Wrap in plastic wrap and keep in the fridge until you’re ready to use.

Rolling the Dough
When you’re ready to roll out your pie crust, lightly flour your work surface and place the dough ball on the surface. One of the keys in making pie crust is to handle the dough as little as possible. Don’t freak out TOO much; like I said, this recipe for crust is pretty forgiving, but at the same time, the less you touch it, the more tender and flaky it will be. Starting in the center, roll the dough out into a circle shape, about 1/8″ thick. When you’ve reached your desired thickness, place the rolling pin in the middle and gently fold the crust over the rolling pin. Lift the dough onto your pie plate and unfold it (gently; notice a theme here?).

I made the crust and didn't roll it out until after I had finished making the meat stuff.

Recipe by Our Best Bites, adapted from Chef John Folse

1/2 lb. lean ground beef
1/2 lb. ground pork
1/2 green pepper, chopped
1/2 red pepper, chopped
1 onion, chopped
2 stalks celery, chopped
5-6 cloves garlic, minced
2+ tsp. Tony Chachere’s Creole Seasoning (it’s the cheapest, best, and widely available)
Tabasco sauce to taste (start with about 1/4 tsp.)
1 can beef broth
Pie Crust, tripled
1 egg
1/4 c. cold water

In a large skillet, brown ground beef and ground pork, breaking the meat into small pieces. When it’s about halfway cooked, drain excess fat (if necessary) and then add green and red peppers, onion, celery, and garlic. Cook until vegetables are tender and onions are translucent. Add 2 tsp. Tony’s and 1/4 tsp. Tabasco. Add beef broth and bring the mixture to a boil over high heat. Cook for about 20 minutes or until most of the liquid has evaporated. Season with additional Tony’s and Tabasco if necessary, keeping in mind that the seasonings will mellow in the pie. You can refrigerate this mixture for 3-4 days before baking the pies.

Prepare pie crust and roll the entire ball onto a floured surface. For large (meal-sized) pies, I use a bowl that’s about 6″ across the top; I just invert the bowl onto the dough and trace a knife around it to cut the dough.

Place about 1/4 c. of the meat mixture onto one half of the dough circle, keeping about a 1/2″-1″ margin from the edges.

Fold the other side over and gently pinch the edges shut.

For the decorative edge, you could crimp the edge with a fork or use your fingers to flute the edges. You could also use a calzone or empanada mold (used in these pictures).

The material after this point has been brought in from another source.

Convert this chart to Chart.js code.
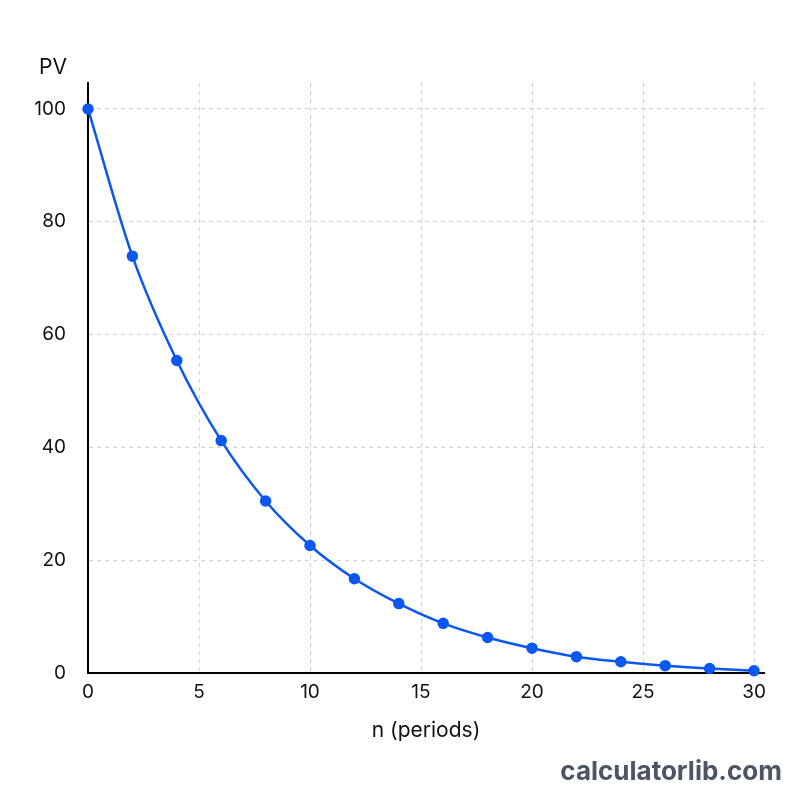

Preheat oven to 400 and spray a baking sheet with non-stick cooking spray. Place prepared pies onto your baking sheet. In a small bowl, whisk together egg and cold water and brush over the pies.

Bake 25-30 minutes or until golden brown.

Allow to cool a few minutes and then eat as soon as humanly possible. So good. There are…no words.

Makes about 12 6″ pies or lots and lots of small (biscuit cutter) pies.


The only thing that went wrong was that I could NOT for the life of me make a pretty edge for my little pie crusts. I was lucky if I could even get them to stick closed. The ones on the Best Bites site look so pretty! Oh well.

SO... the verdict. The Meat Pies were a big fat FAIL. So disappointing.

I always have my husband taste something first and then tell me if I will like it or not... well he gave me the go ahead that no gagging should be involved. The first bite was tough knowing that there was ground pork mixed in there. SICKNAST. But I was brave and took a bite. It wasn't disgusting but wasn't great either. The pie crust was FABULOUS. I was so proud of that. But the meat mixture was pretty *meh*. The hubby and kiddos didn't care much for it either.

It could be very well due to the fact that I didn't season the meat enough. I can never tell if things are seasoned correctly. I'll think it's not and then add MORE and then it will still taste wrong and add MORE, but then my husband will tell me that it's WAY too over-seasoned and that was the problem in the first place!

So, go ahead and try the recipe! Let me know what you think.